Ich habe übrigens keine 10s gewartet, sondern sofort auf eine Taste gedrückt.

Hat jemand ein ähnliches Problem, oder eine Idee, was das eigentliche Problem sein könnte - ich bin zur Zeit mit meinem Latein am Ende...

LG

Stuffi

----------

## musv

Eigentlich hast du ja noch Glück, daß bei Dir wenigstens noch /dev/lirc/0 vorhanden ist. Das ist nämlich ab 2.6.22 ganz verschwunden. Siehe dazu:

https://forums.gentoo.org/viewtopic-t-551953-highlight-.html

https://forums.gentoo.org/viewtopic-t-569747-highlight-.html

Ich benutz 2.6.21-r3, und da geht's noch. Helfen kann ich Dir leider auch nicht, aber wenigstens weiß ich jetzt, daß ich nicht auf 2.6.21-r4 updaten werd. 

Der Output von dmesg sieht eigentlich ganz normal aus. Ich denk mal, da wird in nächster Zeit wohl ein Lirc-Update kommen müssen.

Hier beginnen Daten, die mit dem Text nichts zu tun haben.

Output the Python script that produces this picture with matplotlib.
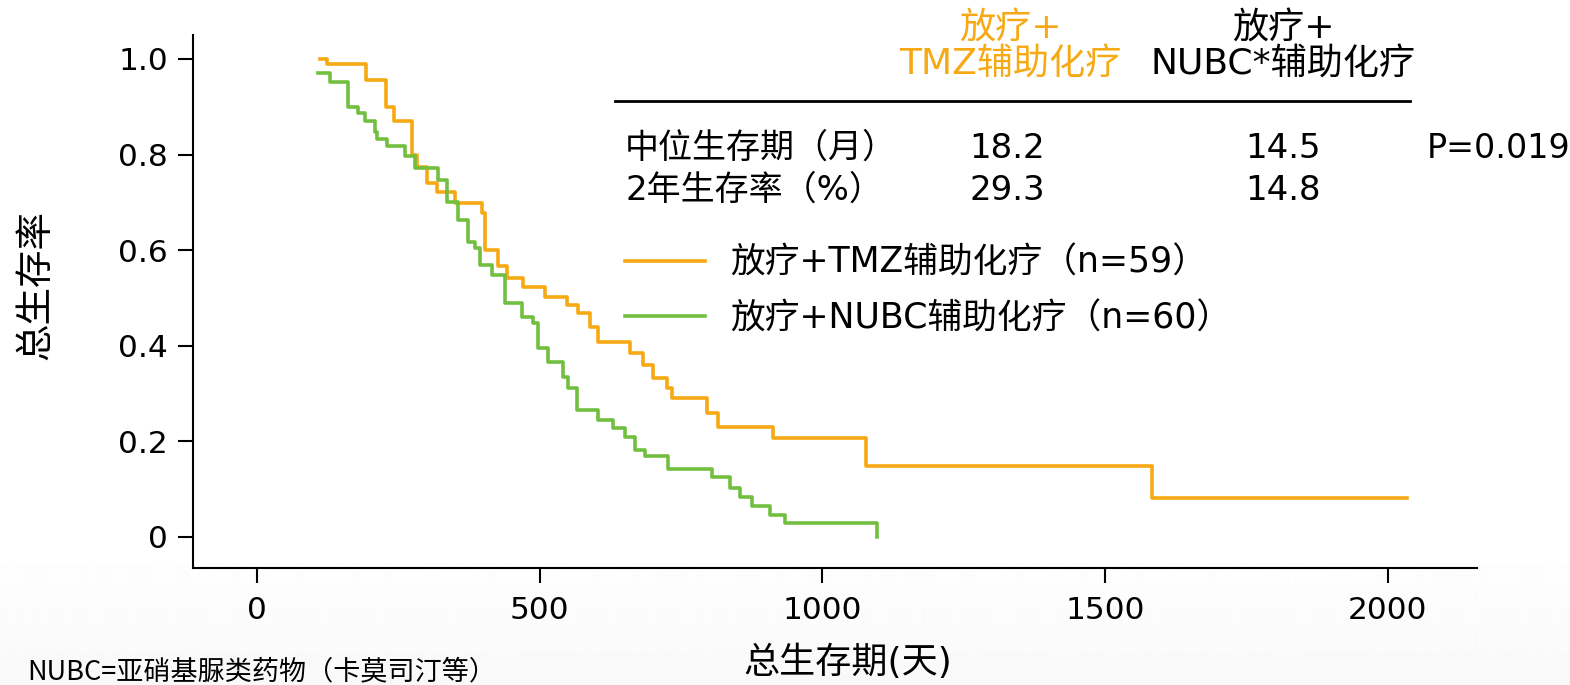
import numpy as np
import matplotlib
matplotlib.use('Agg')
import matplotlib.pyplot as plt

plt.rcParams['font.family'] = ['DejaVu Sans', 'Noto Sans CJK SC']

# Kaplan-Meier steps (day, survival)
tmz_days = [111, 124, 193, 228, 242, 274, 283, 301, 318, 350, 398, 403, 426, 442,
            471, 510, 548, 568, 589, 603, 660, 683, 701, 725, 734, 796, 816, 913,
            1078, 1584, 2035]
tmz_surv = [1.0, 0.990, 0.956, 0.900, 0.870, 0.799, 0.774, 0.741, 0.722, 0.699,
            0.678, 0.600, 0.567, 0.542, 0.523, 0.502, 0.485, 0.469, 0.439, 0.408,
            0.385, 0.360, 0.333, 0.312, 0.291, 0.259, 0.230, 0.207, 0.149, 0.082,
            0.082]

nubc_days = [108, 129, 161, 179, 191, 209, 212, 230, 262, 280, 320, 336, 356, 373,
             386, 395, 416, 439, 469, 488, 497, 515, 541, 550, 566, 603, 630, 651,
             669, 687, 727, 805, 837, 855, 876, 908, 934, 1097]
nubc_surv = [0.971, 0.952, 0.900, 0.887, 0.870, 0.847, 0.833, 0.818, 0.797, 0.772,
             0.747, 0.701, 0.663, 0.617, 0.605, 0.569, 0.548, 0.490, 0.460, 0.448,
             0.395, 0.366, 0.335, 0.312, 0.266, 0.245, 0.228, 0.209, 0.182, 0.170,
             0.142, 0.126, 0.103, 0.084, 0.065, 0.046, 0.029, 0.0]

x_ticks = [0, 500, 1000, 1500, 2000]
y_ticks = [0, 0.2, 0.4, 0.6, 0.8, 1.0]
y_ticklabels = ['0', '0.2', '0.4', '0.6', '0.8', '1.0']

arms = ['放疗+TMZ辅助化疗（n=59）', '放疗+NUBC辅助化疗（n=60）']
col_heads = ['放疗+\nTMZ辅助化疗', '放疗+\nNUBC*辅助化疗']
row_names = ['中位生存期（月）', '2年生存率（%）']
median_os = ['18.2', '14.5']
os_2yr = ['29.3', '14.8']
p_value = 'P=0.019'

ORANGE = '#F6A912'
GREEN = '#72BF3F'

W, H = 1570, 685
fig = plt.figure(figsize=(W / 100, H / 100), dpi=100, facecolor='white')

def fx(px):
    return px / W

def fy(py):
    return 1 - py / H

# faint grey fade at the bottom, like the slide background
bg = fig.add_axes([0, 0, 1, 1], zorder=-5)
grad = np.ones((H, 2))
grad[540:, :] = np.linspace(1.0, 0.975, H - 540)[:, None]
bg.imshow(grad, cmap='gray', vmin=0, vmax=1, aspect='auto', extent=[0, 1, 0, 1])
bg.axis('off')

ax = fig.add_axes([fx(193), fy(568), fx(1477) - fx(193), fy(35) - fy(568)])
ax.patch.set_alpha(0)

ax.plot(tmz_days, tmz_surv, drawstyle='steps-post', color=ORANGE, lw=2.6, label=arms[0])
ax.plot(nubc_days, nubc_surv, drawstyle='steps-post', color=GREEN, lw=2.6, label=arms[1])

ax.set_xlim(-113, 2158)
ax.set_ylim(-0.065, 1.05)
ax.set_xticks(x_ticks)
ax.set_yticks(y_ticks)
ax.set_yticklabels(y_ticklabels)
for s in ['top', 'right']:
    ax.spines[s].set_visible(False)
for s in ['left', 'bottom']:
    ax.spines[s].set_linewidth(1.5)
ax.tick_params(direction='out', length=11, width=1.5, labelsize=22.5, pad=7)
ax.tick_params(axis='x', pad=9)

ax.set_xlabel('总生存期(天)', fontsize=26)
ax.xaxis.set_label_coords((848 - 193) / 1284, -(645 - 568) / 533)
ax.set_ylabel('总生存率', fontsize=27)
ax.yaxis.set_label_coords(-(193 - 54) / 1284, (568 - 285) / 533)

ax.legend(loc='upper left', bbox_to_anchor=(fx(625), fy(246)), bbox_transform=fig.transFigure,
          frameon=False, fontsize=25, handlelength=2.3, handletextpad=0.72,
          labelspacing=0.62, borderaxespad=0, borderpad=0)

# summary table
fig.text(fx(1010), fy(46), col_heads[0], color=ORANGE, fontsize=26, ha='center', va='center',
         linespacing=1.05)
fig.text(fx(1283), fy(46), col_heads[1], color='black', fontsize=26, ha='center', va='center',
         linespacing=1.05)
ax.plot([fx(615), fx(1410)], [fy(101), fy(101)], color='black', lw=2,
        transform=fig.transFigure, clip_on=False)

for i, (name, y) in enumerate(zip(row_names, [148, 190])):
    fig.text(fx(625), fy(y), name, fontsize=24.5, ha='left', va='center')
    fig.text(fx(1007), fy(y), [median_os, os_2yr][i][0], fontsize=24.5, ha='center', va='center')
    fig.text(fx(1283), fy(y), [median_os, os_2yr][i][1], fontsize=24.5, ha='center', va='center')
fig.text(fx(1427), fy(148), p_value, fontsize=24, ha='left', va='center')

fig.text(fx(27), fy(672), 'NUBC=亚硝基脲类药物（卡莫司汀等）', fontsize=19.5, ha='left', va='center',
         family=['Noto Sans CJK SC'])

fig.savefig('out.png', dpi=100)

PS: irrecord hab ich nie wirklich hinbekommen. Das hatte bei mir bisher immer vorher abgebrochen. Aber die Configs von der Lirc-Seite funktionieren eigentlich ganz gut.

----------

## stuffi

Ich bin reumütig zu 2.6.20-r8 zurückgekehrt und siehe da - alles funktioniert wieder.

Danke & LG

Stuffi

----------

## l3u

Da lob ich mir die vanilla-sources! 2.6.21.6 und keine Probleme!

----------

## firefly

die version 0.8.2 ist offizell nur bis 2.6.20 getestet worden

http://lirc.org/faq.html#compilation

----------

## musv

Hab die Lösung des fehlenden Lirc-Devices gefunden. 

make oldconfig hat nicht die vollständige Konfiguration von 2.6.21 zu 2.6.22 rübergeholt. Hab nicht schlecht gestaunt, als bei dmesg das ir-Device gar nicht erkannt wurde. Wenig später hab ich dann rausgefunden, daß die ganze TV-Karte nicht erkannt wurde. 

Ein Blick in die Kernel-Config hat dann gezeigt, daß zwar v4l und v4l1 (deprecated) aktivert waren, aber in diesem Zweig einfach mal alles ausgewählten Gerätschaften deaktivert waren. Hab meine WinTV-Karte wieder ausgewählt. Jetzt funktioniert's problemlos.

----------